Friday, November 7, 2014

Simple Wrap Skirt

 
Simple Wrap Skirt - New Bedford Lifestyle Post
Hello everyone! Hope you had a good week. I spent some time de-cluttering and organizing my sewing room. Not only does it provide for better utilization of space but also allows for more creativity. It feels great!
 
Last night I wore my new “Simple Wrap Skirt” that I made last week. I wore it to one of my colleagues event at this incredible restored old mill, Howland Place. New Bedford is famous for it’s old mills restoration re-developments. Some are used for luxurious lofts, artist space, antiques dealing, elderly assistant living and of course different types of businesses. I took a few pictures of the building and the event itself.



 
 



 
This picture is from their actual site. It gives a nice overview of what the building offers. It’s a great gem in our community.
Howland Place was originally constructed as a 20th century textile mill. In the 1980s it was converted into a designer outlet shopping center after spending over 16 million dollars in renovations. The building was recently revitalized in 2000 and has since been operating as mixed use professional office space. The building has approximately 160,000 sqft spread out over four floors.
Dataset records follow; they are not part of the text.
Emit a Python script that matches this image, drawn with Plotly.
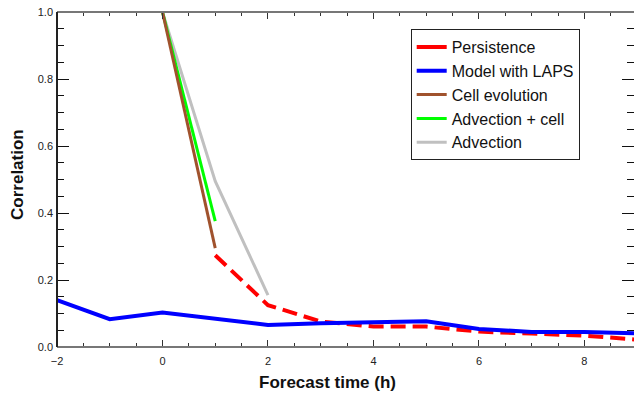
import plotly.graph_objects as go

# Forecast hours
hours_model = [-2, -1, 0, 1, 2, 3, 4, 5, 6, 7, 8, 9]
model_laps = [0.140, 0.083, 0.103, 0.084, 0.066, 0.071, 0.073, 0.077, 0.054, 0.045, 0.045, 0.041]

hours_persist = [1, 2, 3, 4, 5, 6, 7, 8, 9]
persistence = [0.274, 0.125, 0.076, 0.061, 0.061, 0.046, 0.040, 0.034, 0.022]

hours_cell = [0, 1]
cell_evolution = [1.0, 0.295]

hours_adv_cell = [0, 1]
advection_cell = [1.0, 0.376]

hours_adv = [0, 1, 2]
advection = [1.0, 0.495, 0.155]

x_ticks = [-2, 0, 2, 4, 6, 8]
x_ticktext = ["\u22122", "0", "2", "4", "6", "8"]
y_ticks = [0.0, 0.2, 0.4, 0.6, 0.8, 1.0]
y_ticktext = ["0.0", "0.2", "0.4", "0.6", "0.8", "1.0"]

RED = "#ff0000"
BLUE = "#0000ff"
BROWN = "#a0522d"
GREEN = "#00ff00"
GRAY = "#c0c0c0"
FONT = "Liberation Sans, Arial, sans-serif"

fig = go.Figure()

fig.add_trace(go.Scatter(x=hours_adv, y=advection, mode="lines", name="Advection",
                         line=dict(color=GRAY, width=3), legendrank=5))
fig.add_trace(go.Scatter(x=hours_adv_cell, y=advection_cell, mode="lines", name="Advection + cell",
                         line=dict(color=GREEN, width=3), legendrank=4))
fig.add_trace(go.Scatter(x=hours_cell, y=cell_evolution, mode="lines", name="Cell evolution",
                         line=dict(color=BROWN, width=3), legendrank=3))
fig.add_trace(go.Scatter(x=hours_persist, y=persistence, mode="lines", name="Persistence",
                         line=dict(color=RED, width=4, dash="15px,7px"), showlegend=False))
fig.add_trace(go.Scatter(x=hours_model, y=model_laps, mode="lines", name="Model with LAPS",
                         line=dict(color=BLUE, width=4), legendrank=2))
# legend entry for persistence (solid sample as in the original legend)
fig.add_trace(go.Scatter(x=[None], y=[None], mode="lines", name="Persistence",
                         line=dict(color=RED, width=4), legendrank=1))

axis_common = dict(
    showline=False, mirror="ticks", ticks="inside", zeroline=False, showgrid=False,
    tickfont=dict(family=FONT, size=11, color="#222"),
)

fig.update_xaxes(
    range=[-2, 8.94], tickmode="array", tickvals=x_ticks, ticktext=x_ticktext,
    ticklen=7, tickwidth=1, tickcolor="#333", ticklabelstandoff=6,
    minor=dict(dtick=0.5, tick0=-2, ticks="inside", ticklen=4, tickcolor="#333", tickwidth=1),
    **axis_common,
)
fig.update_yaxes(
    range=[0, 1.0], tickmode="array", tickvals=y_ticks, ticktext=y_ticktext,
    ticklen=12, tickwidth=1, tickcolor="#111", ticklabelstandoff=3,
    minor=dict(dtick=0.05, tick0=0, ticks="inside", ticklen=7, tickcolor="#111", tickwidth=1),
    **axis_common,
)

frame = dict(type="line", xref="paper", yref="paper", line=dict(color="#777", width=2), layer="above")
fig.update_layout(
    width=634, height=395,
    margin=dict(l=57, r=0, t=12, b=48),
    paper_bgcolor="white", plot_bgcolor="white",
    shapes=[
        dict(frame, x0=0, x1=1, y0=0, y1=0),
        dict(frame, x0=0, x1=1, y0=1, y1=1),
        dict(frame, x0=0, x1=0, y0=0, y1=1, line=dict(color="#222", width=2)),
    ],
    annotations=[
        dict(text="<b>Forecast time (h)</b>", xref="paper", yref="paper", x=0.468, y=-0.107,
             xanchor="center", yanchor="middle", showarrow=False,
             font=dict(family=FONT, size=17, color="#111")),
        dict(text="<b>Correlation</b>", xref="paper", yref="paper", x=-0.0685, y=0.515,
             xanchor="center", yanchor="middle", showarrow=False, textangle=-90,
             font=dict(family=FONT, size=17, color="#111")),
    ],
    legend=dict(
        x=0.613, y=0.949, xanchor="left", yanchor="top",
        bgcolor="white", bordercolor="#222", borderwidth=1,
        font=dict(family=FONT, size=16, color="#111"),
        tracegroupgap=0,
    ),
    showlegend=True,
)

fig.write_html("out.html")
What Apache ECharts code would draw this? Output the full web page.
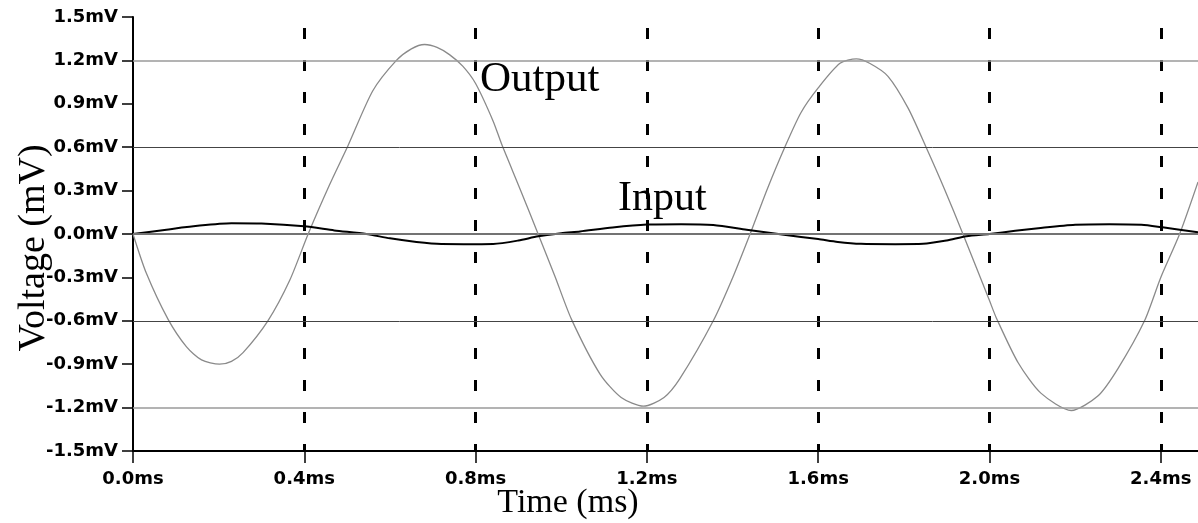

A utility elevator and an outside glass elevator provide ease of access to all corners of the building. Ample parking makes the building a very convenient alternative to "downtown New Bedford" locations.
As the business sector of New Bedford's South End continues to expand, Howland Place gives businesses the visibility and amenities they desire. Feel free to visit the building and explore the possibilities.

I had a wonderful night. I especially enjoyed wearing what I made. In addition to making the skirt and the matching bag, I also altered the sleeves on the jacket. I purchased the Faux Leather Scuba jacket at Dress Barn. There’re very affordable and I like the look of combining dress up with these kinds of moto like jackets. They are fun and easy to wear.



Well, that’s it for now. I hope your enjoying the new lifestyle posts. I thinks it’s a nice way of not only sharing what I make, but also how it works into my life and best of all it give me the opportunity of showing you our beautiful city of New Bedford.
Have a great weekend everyone and thanks for visiting my sewing blog. I hope your enjoying it and it’s always nice to hear your thoughts and suggestions. See you all soon!